À la fin des années 1990, François Roubaud concluait de ses analyses statistiques que : «Pour les Tananariviens, il ne fait aucun doute que les autorités religieuses doivent intervenir dans le débat public. Mais leur champ de compétence doit aussi être circonscrit. S’ils attendent d’elles une prise de position sur les grandes questions de société, par contre ils considèrent tout aussi massivement qu’elles ne doivent pas directement se mêler de politique.

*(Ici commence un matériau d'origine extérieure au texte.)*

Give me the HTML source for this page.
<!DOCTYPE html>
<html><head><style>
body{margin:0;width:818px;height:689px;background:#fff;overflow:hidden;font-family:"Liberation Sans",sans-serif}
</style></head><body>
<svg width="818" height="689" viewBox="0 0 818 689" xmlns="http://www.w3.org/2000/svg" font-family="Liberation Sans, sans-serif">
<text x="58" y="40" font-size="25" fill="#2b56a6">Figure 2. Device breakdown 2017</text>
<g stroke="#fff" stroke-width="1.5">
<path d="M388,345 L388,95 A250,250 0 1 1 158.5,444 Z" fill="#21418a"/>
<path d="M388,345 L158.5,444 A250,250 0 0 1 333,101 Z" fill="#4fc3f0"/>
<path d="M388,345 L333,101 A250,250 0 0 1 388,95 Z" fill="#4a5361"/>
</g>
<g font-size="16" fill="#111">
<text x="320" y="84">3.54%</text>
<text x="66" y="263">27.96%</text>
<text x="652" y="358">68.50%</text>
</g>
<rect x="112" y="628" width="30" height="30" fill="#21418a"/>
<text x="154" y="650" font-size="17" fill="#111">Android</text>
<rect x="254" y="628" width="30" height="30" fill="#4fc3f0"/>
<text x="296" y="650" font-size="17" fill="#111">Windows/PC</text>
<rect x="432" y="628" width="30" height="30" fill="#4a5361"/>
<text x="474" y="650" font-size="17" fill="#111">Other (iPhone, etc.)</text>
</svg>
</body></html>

Étant donnée la forte imbrication entre ces deux domaines, il faut voir dans ce résultat la condamnation de la «politique politicienne» dont souffre le pays depuis plusieurs années, ainsi que le rejet unanime de la classe politique [Roubaud, 1997 b, Pierre-Bernard et alii, 1998]. Si les autorités religieuses veulent conserver le prestige moral et la crédibilité que la population leur accorde encore, elles doivent se tenir à l’écart des manoeuvres politiciennes et d’un engagement partisan déclaré. Il leur faut résister aux sirènes des hommes politiques qui cherchent à conforter leur légitimité et à mobiliser leur électorat en détournant et/ou en s’appropriant le crédit dont jouissent encore les autorités religieuses («Religion, identité sociale et transition démocratique à Tananarive : de fidèles en citoyens», in René Otayek (dir.), «Afrique : les identités contre la démocratie», coll. Autrepart, n°10, 1999, p.140). 

Le titre évocateur de Mathilde Gingembre demeure d’actualité : «Match religieux en terrain politique. Compétition entre Églises chrétiennes et chute du régime Ravalomanana à Madagascar» (Politique africaine, n°123, mars 2011). En cette année 2023, ne prenant finalement sur les politiciens aucune supériorité morale, on retrouve chez les chefs d’Église les mêmes divisions, sinon l’ancien clivage partisan de 2009. Avec, cette fois, le risque d’un discrédit collectif.